Transcribe the data in full and exactly, omitting any pictures.

**DATA SHOWN**.
++++++++++

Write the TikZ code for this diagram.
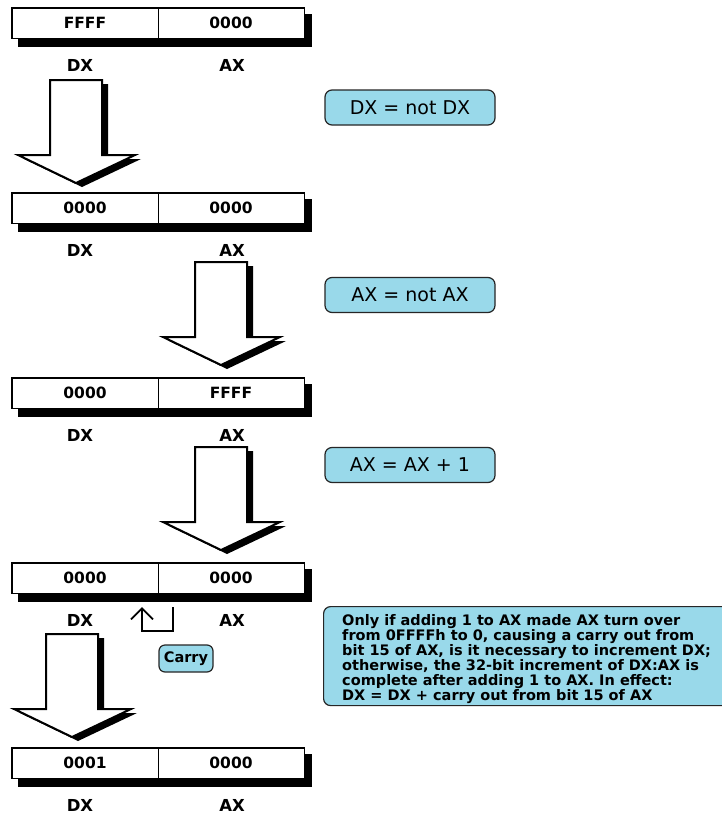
\documentclass[tikz,border=0pt]{standalone}
\usepackage{fontspec}
\setmainfont{DejaVu Sans}
\usetikzlibrary{arrows.meta}
\definecolor{callblue}{RGB}{153,217,234}
\tikzset{
  regcell/.style={draw=black, line width=1pt, fill=white, minimum width=146pt, minimum height=30pt, inner sep=0pt, font=\bfseries\fontsize{15.5}{17}\selectfont},
  reglabel/.style={font=\bfseries\fontsize{16.5}{18}\selectfont, inner sep=0pt},
  callbox/.style={draw=black!85, line width=1.2pt, fill=callblue, rounded corners=7pt},
  opbox/.style={callbox, minimum width=170pt, minimum height=35pt, inner sep=0pt, font=\fontsize{19}{21}\selectfont},
  blockarrow/.style={draw=black, line width=2pt, fill=white, line join=miter},
  carryline/.style={draw=black, line width=1.8pt, -{Straight Barb[length=11pt,width=22pt]}}
}
\newcommand\myreg[4]{%
  \fill[black] (18,{#1+6}) rectangle (312,{#1+39});
  \node[regcell] (#2dx) at (85,{#1+15}) {#3};
  \node[regcell] (#2ax) at (231,{#1+15}) {#4};
  \draw[line width=1.8pt] (#2dx.north west) rectangle (#2ax.south east);
  \node[reglabel] (#2dxl) at (80,{#1+57}) {DX};
  \node[reglabel] (#2axl) at (232,{#1+57}) {AX};
}
\newcommand\bigarrow[2]{%
  \fill[black, shift={(6,4)}] ({#1-26},#2) -- ({#1+26},#2) -- ({#1+26},{#2+75}) -- ({#1+59},{#2+75}) -- (#1,{#2+103}) -- ({#1-58},{#2+75}) -- ({#1-26},{#2+75}) -- cycle;
  \path[blockarrow] ({#1-26},#2) -- ({#1+26},#2) -- ({#1+26},{#2+75}) -- ({#1+59},{#2+75}) -- (#1,{#2+103}) -- ({#1-58},{#2+75}) -- ({#1-26},{#2+75}) -- cycle;
}
\begin{document}
\begin{tikzpicture}[x=1pt,y=-1pt]
\fill[white] (0,0) rectangle (721,814);
\useasboundingbox (0,0) rectangle (721,814);

\myreg{8}{ra}{FFFF}{0000}
\myreg{193}{rb}{0000}{0000}
\myreg{378}{rc}{0000}{FFFF}
\myreg{563}{rd}{0000}{0000}
\myreg{748}{re}{0001}{0000}

\bigarrow{76}{80}
\bigarrow{221}{262}
\bigarrow{221}{447}
\bigarrow{72}{634}

\node[opbox] (op1) at (410,107.5) {DX = not DX};
\node[opbox] (op2) at (410,295) {AX = not AX};
\node[opbox] (op3) at (410,465) {AX = AX + 1};

\coordinate (cstart) at (173,607);
\coordinate (cend) at (142,607);
\draw[carryline] (cstart) -- (173,631) -| (cend);
\node[callbox, rounded corners=6pt, minimum width=54pt, minimum height=27pt, inner sep=0pt, font=\bfseries\fontsize{14.5}{16}\selectfont] (carry) at (186,658.5) {Carry};

\node[callbox, anchor=north west, minimum width=420pt, minimum height=99pt] (note) at (323,606) {};
\node[anchor=west, align=left, inner sep=0pt, font=\bfseries\fontsize{14.5}{15}\selectfont] (notetxt) at (342,659) {Only if adding 1 to AX made AX turn over\\
from 0FFFFh to 0, causing a carry out from\\
bit 15 of AX, is it necessary to increment DX;\\
otherwise, the 32-bit increment of DX:AX is\\
complete after adding 1 to AX. In effect:\\
DX = DX + carry out from bit 15 of AX};
\end{tikzpicture}
\end{document}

++++++++++

**TASK ANSWER**.
Write the TikZ code for this diagram.
\documentclass[tikz,border=0pt]{standalone}
\usepackage{fontspec}
\setmainfont{DejaVu Sans}
\usetikzlibrary{arrows.meta}
\definecolor{callblue}{RGB}{153,217,234}
\tikzset{
  regcell/.style={draw=black, line width=1pt, fill=white, minimum width=146pt, minimum height=30pt, inner sep=0pt, font=\bfseries\fontsize{15.5}{17}\selectfont},
  reglabel/.style={font=\bfseries\fontsize{16.5}{18}\selectfont, inner sep=0pt},
  callbox/.style={draw=black!85, line width=1.2pt, fill=callblue, rounded corners=7pt},
  opbox/.style={callbox, minimum width=170pt, minimum height=35pt, inner sep=0pt, font=\fontsize{19}{21}\selectfont},
  blockarrow/.style={draw=black, line width=2pt, fill=white, line join=miter},
  carryline/.style={draw=black, line width=1.8pt, -{Straight Barb[length=11pt,width=22pt]}}
}
\newcommand\myreg[4]{%
  \fill[black] (18,{#1+6}) rectangle (312,{#1+39});
  \node[regcell] (#2dx) at (85,{#1+15}) {#3};
  \node[regcell] (#2ax) at (231,{#1+15}) {#4};
  \draw[line width=1.8pt] (#2dx.north west) rectangle (#2ax.south east);
  \node[reglabel] (#2dxl) at (80,{#1+57}) {DX};
  \node[reglabel] (#2axl) at (232,{#1+57}) {AX};
}
\newcommand\bigarrow[2]{%
  \fill[black, shift={(6,4)}] ({#1-26},#2) -- ({#1+26},#2) -- ({#1+26},{#2+75}) -- ({#1+59},{#2+75}) -- (#1,{#2+103}) -- ({#1-58},{#2+75}) -- ({#1-26},{#2+75}) -- cycle;
  \path[blockarrow] ({#1-26},#2) -- ({#1+26},#2) -- ({#1+26},{#2+75}) -- ({#1+59},{#2+75}) -- (#1,{#2+103}) -- ({#1-58},{#2+75}) -- ({#1-26},{#2+75}) -- cycle;
}
\begin{document}
\begin{tikzpicture}[x=1pt,y=-1pt]
\fill[white] (0,0) rectangle (721,814);
\useasboundingbox (0,0) rectangle (721,814);

\myreg{8}{ra}{FFFF}{0000}
\myreg{193}{rb}{0000}{0000}
\myreg{378}{rc}{0000}{FFFF}
\myreg{563}{rd}{0000}{0000}
\myreg{748}{re}{0001}{0000}

\bigarrow{76}{80}
\bigarrow{221}{262}
\bigarrow{221}{447}
\bigarrow{72}{634}

\node[opbox] (op1) at (410,107.5) {DX = not DX};
\node[opbox] (op2) at (410,295) {AX = not AX};
\node[opbox] (op3) at (410,465) {AX = AX + 1};

\coordinate (cstart) at (173,607);
\coordinate (cend) at (142,607);
\draw[carryline] (cstart) -- (173,631) -| (cend);
\node[callbox, rounded corners=6pt, minimum width=54pt, minimum height=27pt, inner sep=0pt, font=\bfseries\fontsize{14.5}{16}\selectfont] (carry) at (186,658.5) {Carry};

\node[callbox, anchor=north west, minimum width=420pt, minimum height=99pt] (note) at (323,606) {};
\node[anchor=west, align=left, inner sep=0pt, font=\bfseries\fontsize{14.5}{15}\selectfont] (notetxt) at (342,659) {Only if adding 1 to AX made AX turn over\\
from 0FFFFh to 0, causing a carry out from\\
bit 15 of AX, is it necessary to increment DX;\\
otherwise, the 32-bit increment of DX:AX is\\
complete after adding 1 to AX. In effect:\\
DX = DX + carry out from bit 15 of AX};
\end{tikzpicture}
\end{document}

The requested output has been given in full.